Numerical Quadrature in Finance
Description
Multivariate integrals arise in many application fields, such as statistics,
the valuation of financial derivatives, the discretization of
partial differential and integral equations or the numerical computation
of path integrals. Conventional algorithms for the numerical computation
of such integrals are often limited by the
curse of dimension meaning
that the computing cost grows exponentially with the dimension of the problem.

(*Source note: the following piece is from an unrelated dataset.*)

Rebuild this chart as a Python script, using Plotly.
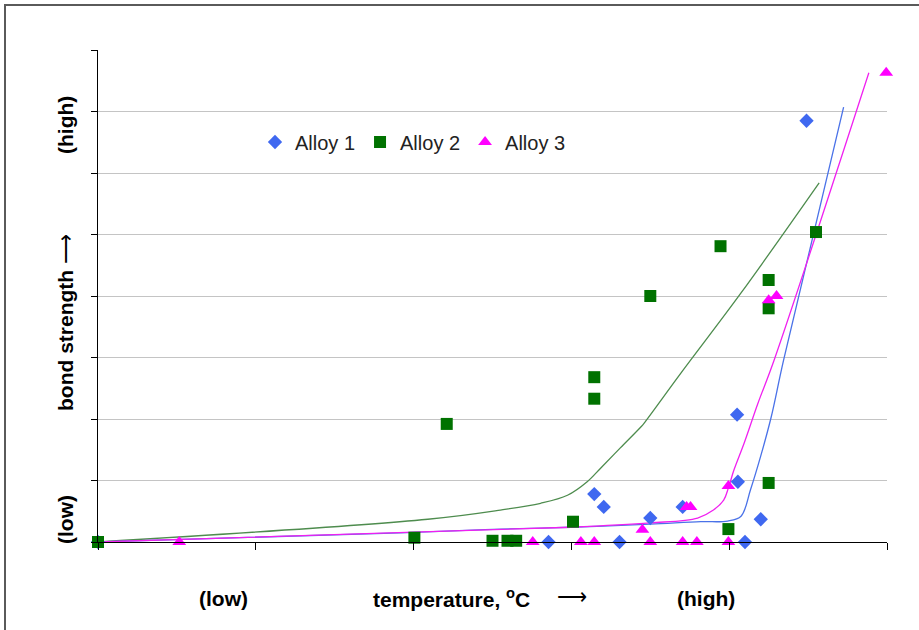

However, for special function classes, such as spaces of functions which
have bounded mixed derivatives, Smolyak's construction (also known as sparse
grid method) can overcome this curse of dimension to a certain extent. In this
approach, multivariate quadrature formulas are constructed using combinations
of tensor products of suited one-dimensional formulas. In this way, the number
of function evaluations and the numerical accuracy get independent of the
dimension of the problem up to logarithmic factors. Below you see the
quadrature abscissas from a Monte Carlo and a Quasi-Monte Carlo method, a
lattice rule, and a sparse grid, all of which can break the curse of dimension.
Sparse grid quadrature formulas come in various types depending on a
one-dimensional basis integration routine. In the next picture we see sparse
grids based on the trapezoidal, the Clenshaw-Curtis, Patterson and Gauss-Legendre
rules. Theoretical and experimental computations have shown that Patterson
formulas are sort of optimal for Smolyak's construction.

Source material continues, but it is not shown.